The world’s response to the earthquake that struck Haiti on January 12 has been massive. But, according to a local advocate for the country, just as significant are some governments’ subsequent troop buildups there, mainly, those of the United States and Canada.
Stuart Hammond recently returned from a two-week trip to Haiti that had the Mount Pleasant resident working with a U.S. human-rights delegation. Since then, he has maintained close ties with locals on the ground in Port-au-Prince.
“For the past five years, Haiti has been occupied by a 9,000-person strong UN force,” the Haiti Solidarity B.C. member told the Georgia Straight in a phone interview. “Now, within the past week, combined U.S. and Canadian forces exceed those UN forces.”
According to a UN backgrounder on MINUSTAH—the UN’s mission in Haiti—in June 2005, the decision was made to send up to 7,500 UN troops and 1,897 police officers to the island nation. Since the magnitude-7.3 quake struck near the capital city, the UN has bolstered its numbers there by some 2,000 additional troops. But, as various news sources have reported, as many as 11,000 U.S. and 2,000 Canadian soldiers have also been deployed to Haiti.
“It’s an issue that has me very, very concerned,” Hammond said. He noted that the U.S. occupied Haiti from 1915 to 1934, and he said that many Haitians understand the U.S.’s and Canada’s roles in the 2004 ousting of former president Jean-Bertrand Aristide.
“Kidnapping is definitely the word that Haitians use,” he said, referring to the manner in which Aristide left the country.
Furthermore, Canada has supported the exclusion of Aristide’s political party, Fanmi Lavalas, from every election since 2004, Hammond continued. “Haitians are very knowledgeable about what Canada is doing in their country, and they are generally not happy about it at all.”
Dana Cryderman, a spokesperson for Ministry of Foreign Affairs, told the Straight from Ottawa that the government does not to comment on speculative claims such as those that military operations are interfering with aid efforts. She said that Canadian Forces actions in Haiti are coordinated by the UN and are focused on meeting people’s immediate needs.
Cryderman was not able to provide information on any withdrawal date for Canadian soldiers from Haiti.
Hammond is not alone with his concern over military deployments. On January 19, France publicly demanded that the UN investigate the U.S. military’s role in Haiti. The same day, Médecins Sans Frontií¨res issued a media release complaining that a number of its airplanes have been denied landing at Port-au-Prince as a result of a failure to give medical supplies priority.
James Orbinski, a former head of MSF who accepted a Nobel Peace Prize on behalf of the organization in 1999, knows how difficult it can be to run an aid mission effectively. Throughout the 1990s, Orbinski’s work for MSF saw him respond to humanitarian disasters in Afghanistan, Somalia, Rwanda, Democratic Republic of Congo, and Kosovo.

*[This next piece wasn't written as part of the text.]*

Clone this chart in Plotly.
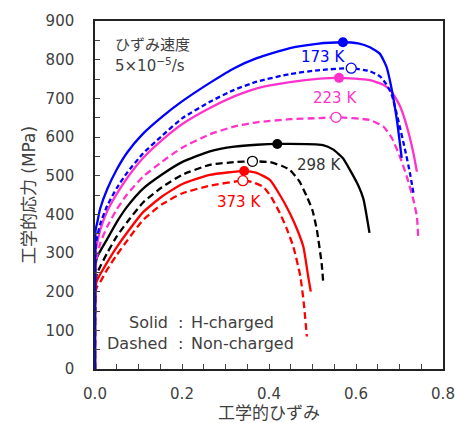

“The magnitude of what has happened is so overwhelming,” Orbinski said from his office at the University of Toronto. “One of the first requirements for effective delivery of humanitarian assistance is a relative degree of safety and security. And when that is not present, it is completely unrealistic to expect aid workers to take life-threatening risks. Aid workers are not soldiers, nor are they saints. They are ordinary people who are doing their best under extraordinary circumstances.”
According to Orbinski, a semblance of security is slowly returning to Haiti, which will, hopefully, allow for obvious needs such as water, food, shelter, and effective sanitation to be addressed. The next challenge, he continued, will be to sustain a level of international political interest required to rebuild the country.
Hammond speculated that the date when foreign troops are going to leave could soon become the overriding concern about Haiti. “As it is clear in Afghanistan and Iraq and everywhere else, it is easier to put troops in than it is to get them out,” he said.